Hace ya algún tiempo que no se habla desde esta columna de cine clásico (aunque una película que ha cumplido este año que se nos va, veinte años desde su estreno no pueda llamarse del todo “cine clásico”), pero precisamente la fecha redonda de dos décadas desde que se nos fue presentada en cines parece una buena excusa para recordar esta inteligente película que no puede catalogarse dentro del género romántico al uso.
Chico conoce a chica y se enamoran irremediablemente a pesar de pertenecer a mundos distintos, amigo o amiga de uno de los dos dando consejos disparatados, dificultades aparentemente insalvables en el camino, unas cuantas lágrimas pasajeras y, por supuesto, final feliz: película romántica estándar servida. Sin embargo, el amor, además de ser el sentimiento más grandioso al que se puede aspirar, y lo que nos reafirma constantemente como seres humanos, no siempre es música de violines en nuestra cabeza o películas amables y divertidas con actores de renombre y taquilla asegurada; en el mundo real, el amor también es ansiedad, paranoia, crueldad, egoísmo y sobre todo dolor, mucho dolor.
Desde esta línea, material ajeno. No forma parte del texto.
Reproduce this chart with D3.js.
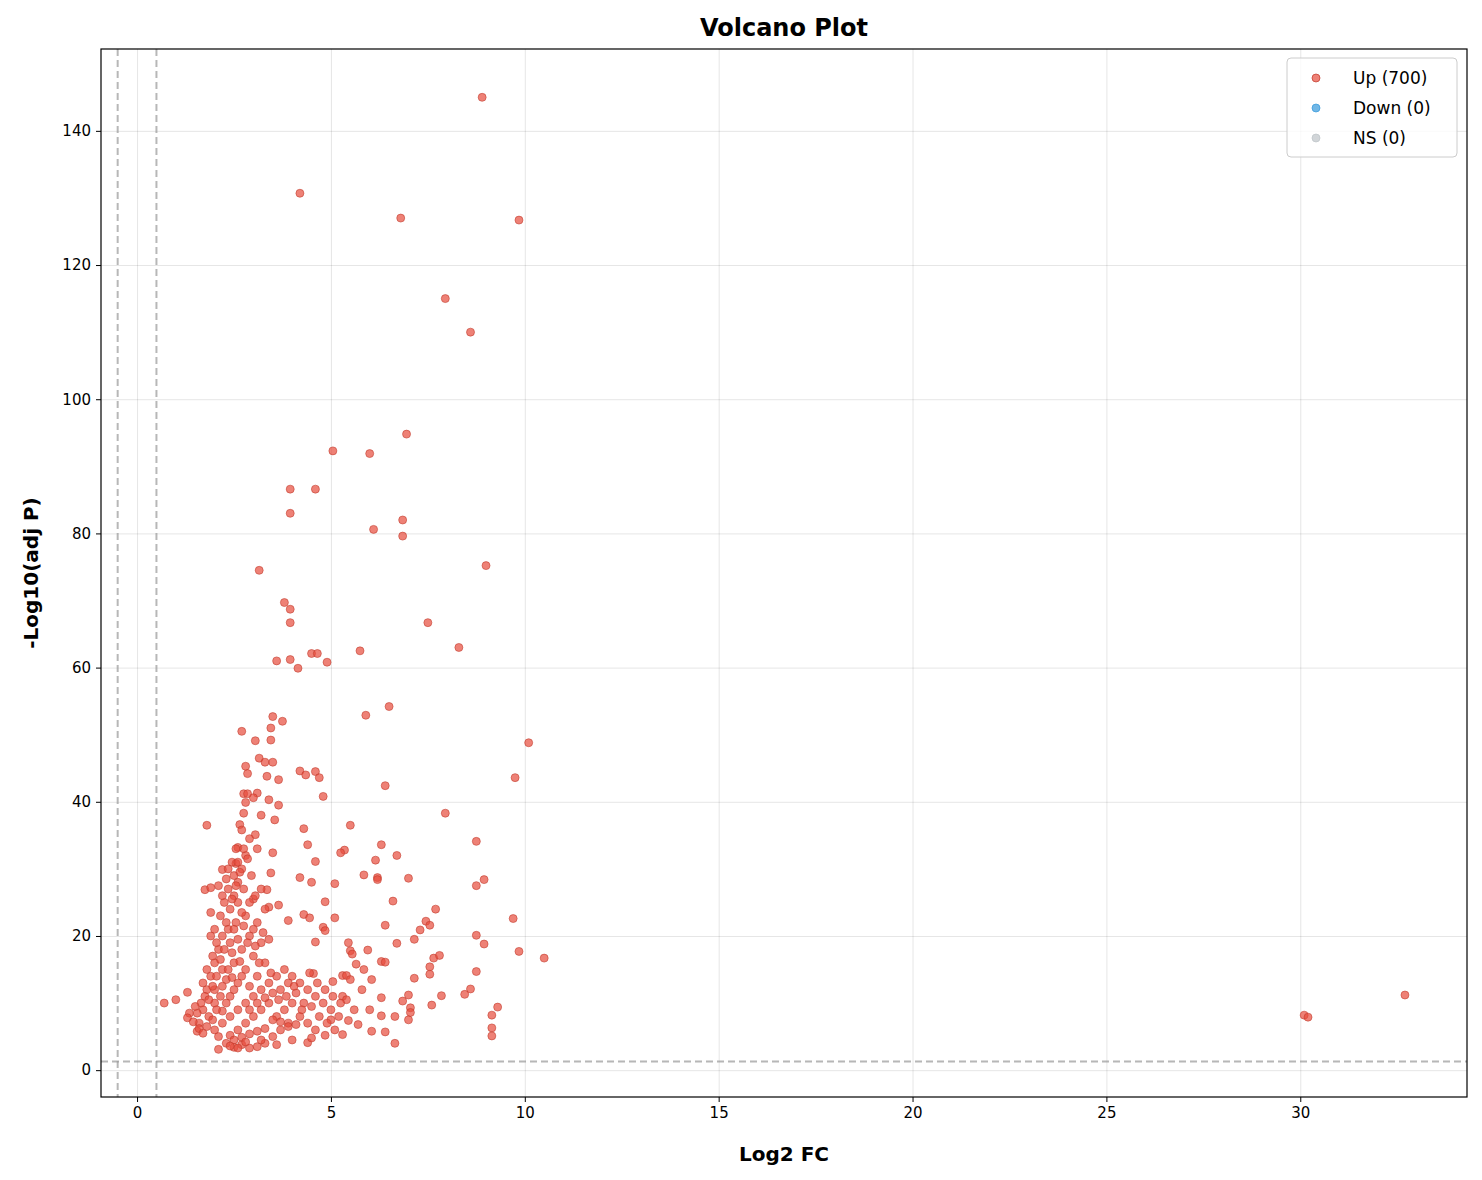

Precisamente de la cara más oscura y humana de las relaciones de pareja es de lo que trata esta película, y es eso justamente lo que la convierte en una obra original dentro de su recurrido género.
El ya en aquella época, veteranísimo realizador Mike Nichols (murió diez años después, en 2014), triunfador con El Graduado, Armas de Mujer y Una Jaula de Grillos, entre otros títulos, haciendo gala de un conocimiento profundo del ser humano, nos presentó este viaje guiado por los terrenos pantanosos de las vivencias sentimentales bajo el nombre de Closer. Es una pena que, en la versión en castellano estropearan el título cargado de significado al añadirle el feo apellido de “Cegados por el deseo”; para evitar que la película tenga un nombre que algunos no entienden, lo cambian por otro que nadie utiliza...
La película, que utiliza un lenguaje crudo y directo, se interesa por los miedos y necesidades sexuales del ser humano. Con un humor cínico e hipócrita que se ríe del propio egoísmo que crea el amor, se centra específicamente en lo malvados que podemos ser cuando hay pasión de por medio y consigue estremecer al espectador.
Como adaptación de una obra de teatro que es, Closer consta de escasa acción de movimiento, buenos diálogos y pocos personajes. Julia Roberts encabeza el elenco, aunque se lleva el personaje más cotidiano con esa fotógrafa separada y madre frustrada que espera algo más de la vida; no destaca especialmente, pero está seria y contenida, alejada de sus histriónicas gesticulaciones de otras películas. Jude Law encarna al sensible lobo peligroso con piel de cordero, al ligón de guante blanco, al depredador emocional; hace creíble un papel complejo y tiene escenas memorables (no se pierdan las caras que pone en la brillante escena de diez minutos sin palabras chateando por internet). El tercero en discordia es Larry (interpretado con naturalidad por Clive Owen), un dentista cavernícola del tipo “homo erectus”; en apariencia el más básico y tosco de los cuatro, es también la sal de la película y tanto personaje como actor van de menos a más para terminar destacando y mucho. Por último, pero para nada menos importante, tenemos a una estupenda Natalie Portman en la piel de una joven y tentadora stripper que hace gala de una fortaleza que es, sin embargo, tan sólo una tapadera que oculta las fragilidades de su corazón; consigue mostrarnos en todos los aspectos que la niña de León el Profesional y de Beautiful Girls aquí es una mujer que había llegado a su madurez interpretativa.
Algo irregular y de ritmo dubitativo, la cinta está rodada con gran cercanía y sinceridad; de una forma muy adulta, porque sólo un adulto sabe comportarse como un niño cuando afloran los sentimientos. Es precisamente ese factor humano y reconocible el que hace de ella un recomendable en la filmoteca contemporánea, apta para cualquier época del año.